How many fatalists does it take to screw in a light bulb?
What does it matter? Its just going to burn out again anyway.
How many psychiatrist does it take to change a light bulb?
Only one, but the bulb has to really want to be changed.
How many Harvard students does it take to change a light bulb?
Just one. The student hold the light bulb, and the universe revolves around him.
How many bureaucrats does it take to change a light bulb?
One hundred. One to change the bulb and 99 to write the environmental impact report.
How many mystery writers does it take to change a light bulb?
Two One to screw it in most of the way and another to give it a surprise twist at the end.
How many board meetings does it take to get a light bulb changed?
This topic was resumed from last week’s discussion but is incomplete pending resolution of some action items. It will be continued next week. Meanwhile…
How many college football players does it take to change a light bulb?
One, and he gets three credits for it.
How many chiropractors does it take to change a light bulb?
That’s proprietary information.
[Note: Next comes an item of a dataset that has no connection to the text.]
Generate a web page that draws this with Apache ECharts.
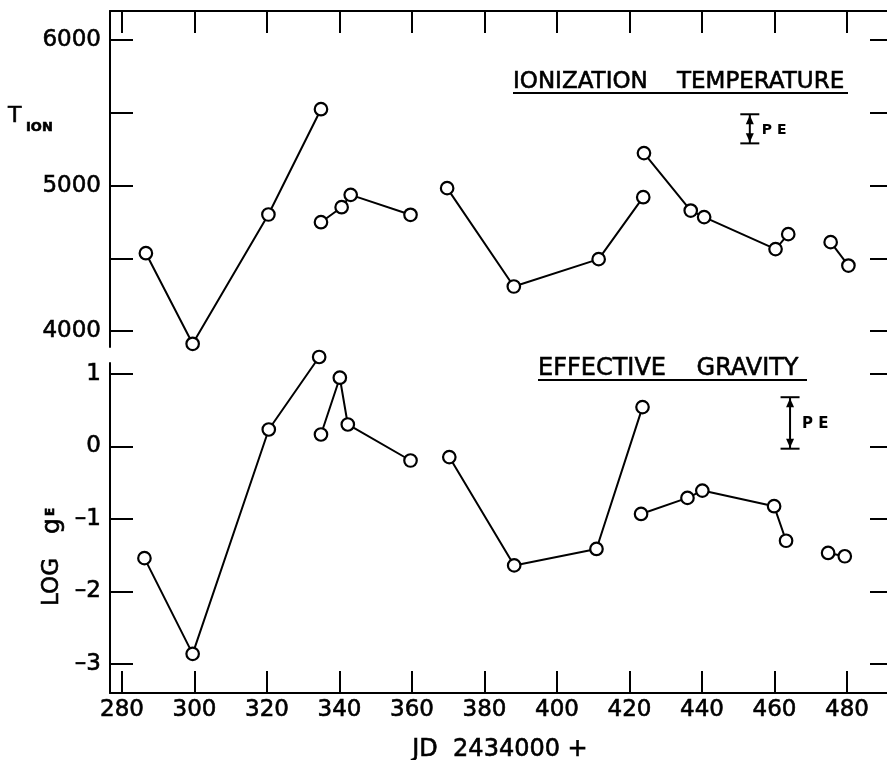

The answer is available from Apple on payment of license fee.
How many archaeologists does it take to screw in a light bulb?
One team, but they’ll label every piece of the old one, mark its location in the room, and write a detailed description before determining that it was used to store cornmeal.
These were good. My favorite one was the joke about mystery writers. It’s not easy to come up with these things. I wonder whodunnit?